In the second episode of Third Pod from the Sun’s Centennial series, two researchers from NASA Goddard Space Flight Center in Greenbelt, Md., tell the story of how scientists discovered the hole in the ozone layer and figured out what created it.
Climate scientists Susan Strahan and Anne Douglass began their careers right when the hole was discovered. In the podcast, they reminisce about working on the problem and their ongoing efforts to monitor its recovery. Ozone-depleting substances have been declining in the atmosphere following the signing of the 1987 Montreal Protocol and its amendments, which banned chlorofluorocarbons (CFCs) and other ozone-depleting chemicals.

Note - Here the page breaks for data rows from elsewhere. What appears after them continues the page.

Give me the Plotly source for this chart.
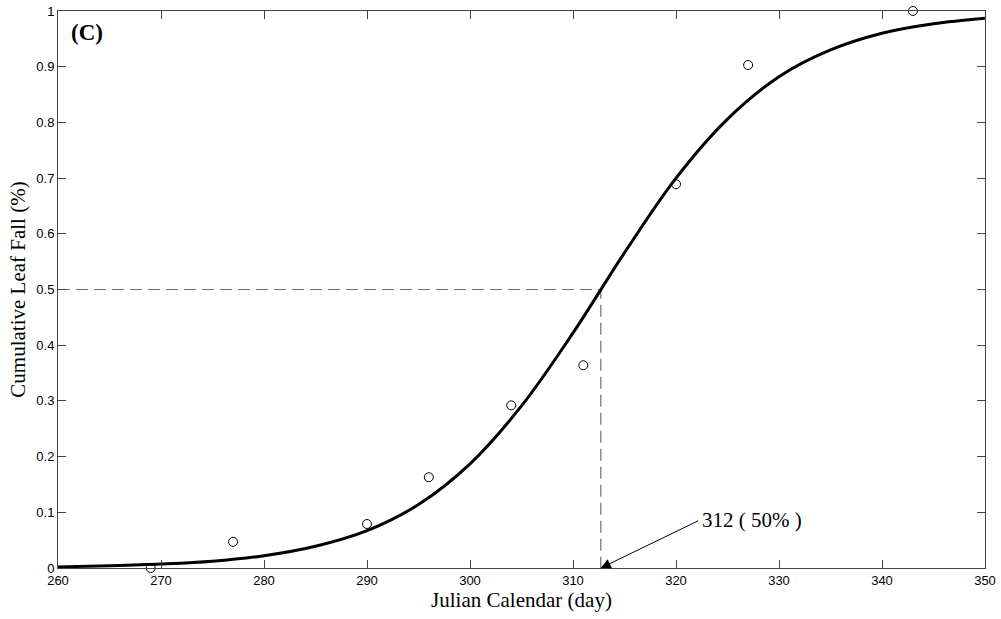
import plotly.graph_objects as go

# Observed cumulative leaf fall
obs_day = [269, 277, 290, 296, 304, 311, 320, 327, 343]
obs_frac = [0.0, 0.047, 0.079, 0.163, 0.292, 0.364, 0.689, 0.903, 1.0]

# Fitted curve values
fit_day = [260, 265, 270, 275, 280, 285, 290, 295, 300, 305, 310, 315, 320, 325, 330, 335, 340, 345, 350]
fit_frac = [0.002, 0.004, 0.007, 0.012, 0.022, 0.039, 0.067, 0.114, 0.187, 0.291, 0.422, 0.566,
            0.700, 0.806, 0.882, 0.930, 0.960, 0.977, 0.987]

half_day = 312.7
half_frac = 0.5
x_ticks = [260, 270, 280, 290, 300, 310, 320, 330, 340, 350]
y_ticks = [0, 0.1, 0.2, 0.3, 0.4, 0.5, 0.6, 0.7, 0.8, 0.9, 1]
y_tick_text = ["0", "0.1", "0.2", "0.3", "0.4", "0.5", "0.6", "0.7", "0.8", "0.9", "1"]

fig = go.Figure()
fig.add_trace(go.Scatter(x=[260, half_day, half_day], y=[half_frac, half_frac, 0],
                         mode="lines", line=dict(color="#707070", width=1.2, dash="12px,6px"),
                         showlegend=False, hoverinfo="skip"))
fig.add_trace(go.Scatter(x=fit_day, y=fit_frac, mode="lines",
                         line=dict(color="black", width=3, shape="spline"), showlegend=False))
fig.add_trace(go.Scatter(x=obs_day, y=obs_frac, mode="markers",
                         marker=dict(symbol="circle-open", size=9, color="black", line=dict(width=1)),
                         cliponaxis=False, showlegend=False))

fig.add_annotation(x=half_day, y=0, ax=322.3, ay=0.086, xref="x", yref="y", axref="x", ayref="y",
                   text="", showarrow=True, arrowhead=2, arrowsize=2, arrowwidth=1, arrowcolor="black")
fig.add_annotation(x=322.3, y=0.086, xref="x", yref="y", text="312 ( 50% )", showarrow=False,
                   xanchor="left", yanchor="middle",
                   font=dict(family="Liberation Serif", size=21, color="black"))
fig.add_annotation(x=0.012, y=0.988, xref="paper", yref="paper", text="<b>(C)</b>", showarrow=False,
                   xanchor="left", yanchor="top",
                   font=dict(family="Liberation Serif", size=23, color="black"))

axis_common = dict(showgrid=False, zeroline=False, showline=True, linecolor="#444", linewidth=1,
                   mirror="ticks", ticks="inside", ticklen=8, tickcolor="#444", automargin=False,
                   tickfont=dict(family="Liberation Sans", size=13, color="black"))
fig.update_xaxes(range=[260, 350], tickvals=x_ticks,
                 title=dict(text="Julian Calendar (day)", standoff=1,
                            font=dict(family="Liberation Serif", size=21, color="black")),
                 **axis_common)
fig.update_yaxes(range=[0, 1], tickvals=y_ticks, ticktext=y_tick_text,
                 title=dict(text="Cumulative Leaf Fall (%)", standoff=4,
                            font=dict(family="Liberation Serif", size=21, color="black")),
                 **axis_common)
fig.update_layout(width=1001, height=619, margin=dict(l=58, r=16, t=11, b=51),
                  plot_bgcolor="white", paper_bgcolor="white")
fig.write_html("out.html")
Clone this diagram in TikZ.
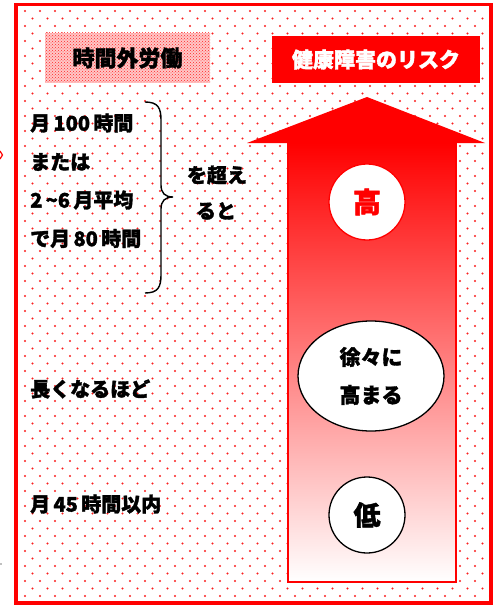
\documentclass[tikz,border=0pt]{standalone}
\usepackage{fontspec}
\setmainfont{Noto Sans CJK JP}[BoldFeatures={FakeBold=1.6}]
\usetikzlibrary{shapes.geometric,patterns}
\definecolor{dotred}{RGB}{250,30,30}
\tikzset{
  jp/.style={font=\bfseries\fontsize{20}{24}\selectfont, inner sep=0pt},
  lefttxt/.style={jp, anchor=west},
  riskmark/.style={circle, fill=white, minimum size=76pt, inner sep=0pt, line width=1.3pt},
}
\begin{document}
\begin{tikzpicture}[x=1pt,y=-1pt]
\useasboundingbox (0,0) rectangle (495,607);
\fill[white] (0,0) rectangle (495,607);
% dotted background
\begin{scope}
  \clip (18,6) rectangle (489,601);
  \foreach \r in {0,...,79} {
    \pgfmathsetmacro\yy{11+7.5*\r}
    \pgfmathsetmacro\xo{mod(\r,2)*7.5}
    \foreach \c in {0,...,31} {
      \fill[dotred] ({25+\xo+15*\c},\yy) circle (1.15pt);
    }
  }
\end{scope}
% frame
\draw[red, line width=3.5pt] (16,4.5) rectangle (491,603);
% stray marks at the left edge
\draw[red, line width=1.2pt] (0,151) -- (2.5,155) -- (0,159);
\fill[gray] (1,564) circle (0.8pt);
% overtime label box
\node[jp, font=\bfseries\fontsize{22}{26}\selectfont, preaction={fill=red!22},
      pattern=crosshatch dots, pattern color=red!85,
      minimum width=165pt, minimum height=50pt] (otbox) at (127.5,58) {時間外労働};
\node[jp, font=\bfseries\fontsize{21}{26}\selectfont, fill=red, text=white,
      minimum width=208pt, minimum height=47pt] (riskbox) at (376,59.5) {健康障害のリスク};
% arrow
\draw[red, line width=1.5pt, top color=red, middle color=red!35, bottom color=white]
  (288,143) rectangle (456,582);
\fill[red] (247,143) -- (367,97) -- (485,143) -- cycle;
% risk marks
\node[riskmark, draw=red, text=red, font=\bfseries\fontsize{28}{32}\selectfont] (high) at (367,202) {高};
\node[ellipse, draw=black, fill=white, line width=1.3pt, minimum width=146pt, minimum height=110pt,
      inner sep=0pt, align=center, font=\bfseries\fontsize{21}{38}\selectfont] (mid) at (371,376) {徐々に\\高まる};
\node[riskmark, draw=black, font=\bfseries\fontsize{27}{32}\selectfont] (low) at (367,515) {低};
% left texts
\node[lefttxt] (t1) at (30,123) {月\,100\,時間};
\node[lefttxt] (t2) at (30,162) {または};
\node[lefttxt] (t3) at (30,200) {2\,{\char"7E}6\,月平均};
\node[lefttxt] (t4) at (30,238.5) {で月\,80\,時間};
\node[jp] (t5) at (217,175) {を超え};
\node[jp] (t6) at (216,211) {ると};
\node[lefttxt] (t7) at (30,389) {長くなるほど};
\node[lefttxt] (t8) at (30,504) {月\,45\,時間以内};
% brace
\draw[black, line width=1.4pt]
  (145,102) .. controls (158,102) and (161,108) .. (161,120) -- (161,185)
  .. controls (161,193) and (165,197) .. (173,197)
  .. controls (165,197) and (161,201) .. (161,209) -- (161,275)
  .. controls (161,287) and (158,293) .. (145,293);
\end{tikzpicture}
\end{document}
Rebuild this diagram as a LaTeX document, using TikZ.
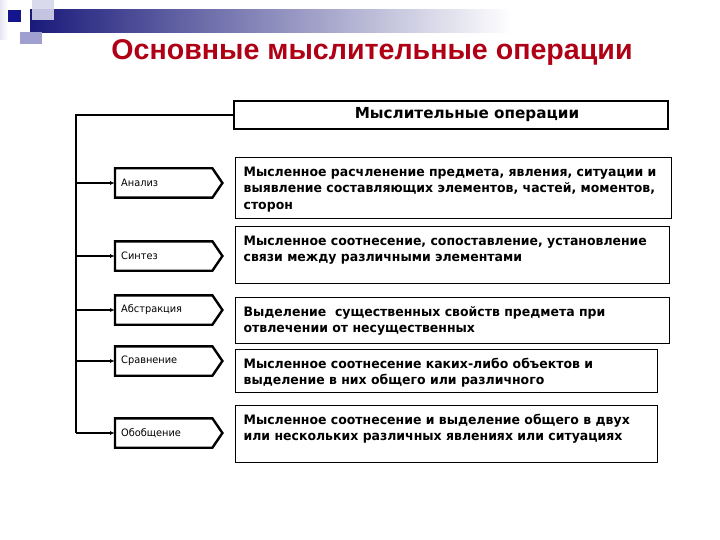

But a new twist in the ozone hole story has emerged. In May 2018, scientists published a paper in the journal Nature showing that from 2014 to 2016, emissions of the chlorofluorocarbon CFC-11 increased by 25% above the average measured from 2002 to 2012. Scientists suspected that someone was illegally emitting these chemicals. Investigations by a U.K.-based environmental agency revealed that insulation manufacturers in China—a signatory of the Montreal Protocol—were likely illegally producing and using the banned substance.
In November of 2018, in response to the unexpected rise in CFC-11, the parties to the protocol adopted a decision strengthening enforcement of the agreement. China has already reported the discovery of sites illegally producing CFCs.
The Montreal Protocol is now tackling global warming. This month, the Kigali Amendment to the Montreal Protocol went into effect, phasing out hydrofluorocarbons, or HFCs, which replaced CFCs but are themselves potent greenhouse gases.
The Montreal Protocol’s ongoing success is just one example of science’s enduring impact on our planet that we’ll explore in future Third Pod Centennial episodes.